Up through the first act, I was legitimately scared of what was going on — I feared for my life in combat, worried that I wouldn’t make it to the next battle. After that one boss fight, the game became more about exploring the mountain and trying to get to the top than keeping up the suspense and terror aspect. The game managed to pick it up again in the third act, where the closer you got to the summit, the more frantic and powerful the battles became. It’s a problem I’ve run into time and time again when writing stories: there’s a great hook, and I’m really digging the story, and the resolution works fairly well, but I don’t quite know how to carry things from Point A to Point B and still keep things interesting.
There were a few flaws that detracted from play, making the second act particularly annoying.
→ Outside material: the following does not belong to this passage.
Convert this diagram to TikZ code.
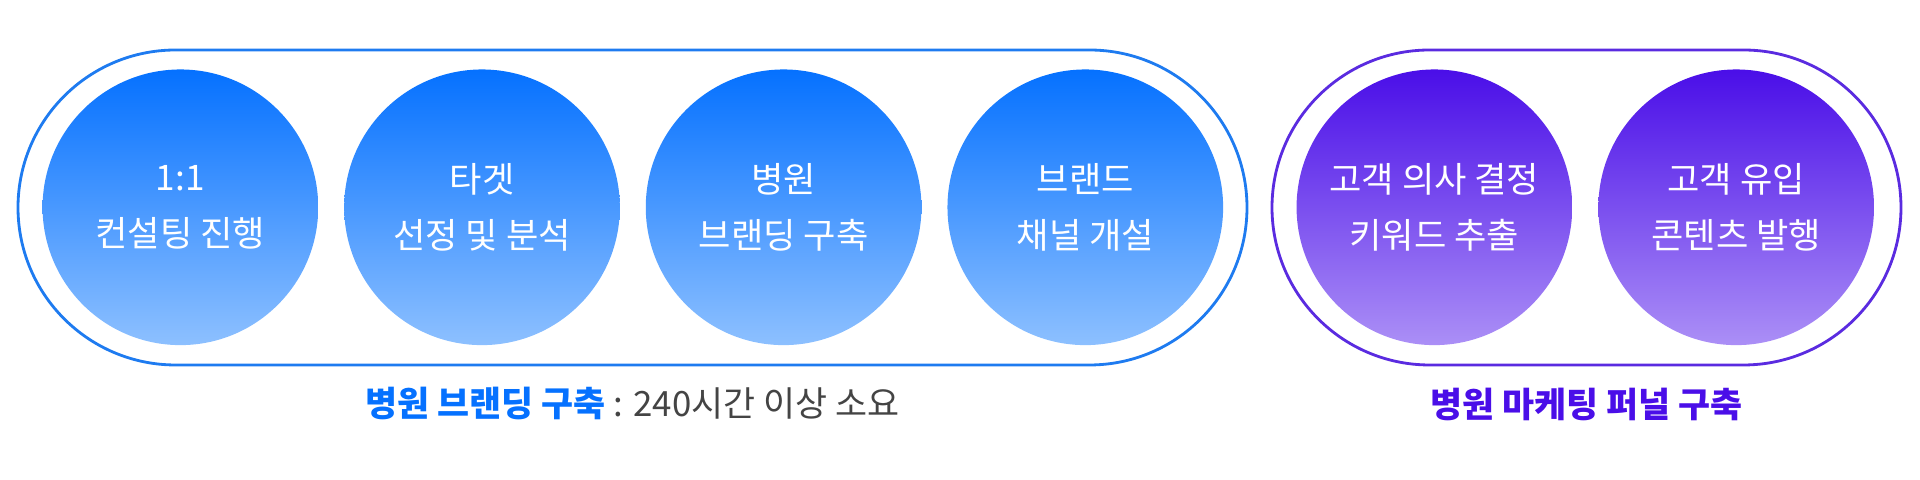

One of the consistent problems that I ran into was the relative inaccuracies in picking up my movements with the Wiimote. A majority of the time, you’ll be required to slash downwards to the left or right, or push forward. The Wiimote didn’t always agree with me, leading to some frustrating deaths.
While the graphics weren’t bad, the game was overly dark. As in I had to crank the contrast up way too high in order to see doors hidden in the shadows or just about any of the textures in the game. The game’s cutscenes reminded me of those from Red Steel: still images that glided across the screen in lieu of something directly animated. It added to the other-worldy feel of the game.
By the time I was done with Cursed Mountain, I felt that I did enjoy the game. The ending was satisfying, I had a good rush in my last couple of play sessions, and I could tell they really tried something new. But on the other hand, they weren’t able to follow through on the tension of the horror aspect of the game and keep your heart pumping, which was a pretty big failure, in my mind. I have to give credit to the guys at Deep Silver for trying something new, especially in a genre like horror, which needs new blood in it.
They’ve got their heads in the right place, and the start of something that could be really good, but they’ve still got a long way to go in the ways of storytelling, pacing and visuals before this gets up into the pantheon of must-play horror games.
Score: 6.5 — Alright (6s may be slightly above average or simply inoffensive. Fans of the genre should enjoy them a bit, but a fair few will be left unfulfilled.)